There hasn’t been a single work of art profound enough to justify supporting pedophilia or sexual abuse. Simply because there is no excuse.  R. Kelly hasn’t made a good song in over a decade. His greatest body of work, and by extension most of his sexual art, is about his encounters with minors. He doesn’t send anyone to college, nor does he contribute to the community. Even if he did, it wouldn’t erase accountability. With all this taken into account, there’s simply no justification for defending Kelly. The argument has gotten weaker, and points to a logical conclusion. It’s been said many times before however it needs to be restated: we simply do not care enough about Black girls. When we call the teenage victims of Kelly “fast”, when we exclaim that “they knew what they were doing”, or bring up Kelly’s own abuse to deflect from the issue, you’re showing how little you care about girls in the Black community.


Black girls simply are not allowed to grow up at the same pace as everyone else in society. From young they are expected to be more mature and poised than their peers while also being unfairly expected to be more adult, and to be almost innately promiscuous. Studies show that people find Black girls to be less innocent than white girls. We project our biases onto them, seeing them to be older than they actually are. We leave them to fend for themselves, with the most uplifting and support coming from other Black girls.  In short, we police them too much and protect them too little.

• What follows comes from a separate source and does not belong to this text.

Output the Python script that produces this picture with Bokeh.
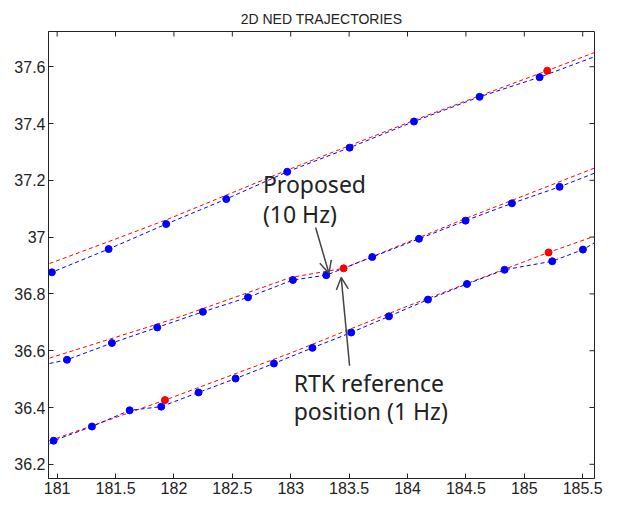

As with most of our embedded ideologies, the lack of sympathy for Black girls stems back to slavery, and has simply morphed and reiterated itself in different ways. These are the attitudes that allows an epidemic of missing Black girls to go virtually unnoticed. Its what allows a grown security guard to toss a small girl like a rag doll, only to have people ask why she didn’t cooperate. Its the reason why so many celebrities, who were well aware of Kelly’s behavior, either spoke out to save face, or remained completely silent about it. Its the attitude that allows us to hyper-sexualize Black girls and convince ourselves that they are at fault for their own abuse. It’s nothing short of gross.


For the sake of our community, we need to unpack these attitudes and do away with them. We’re doing every black girl in our life a disservice doing anything less.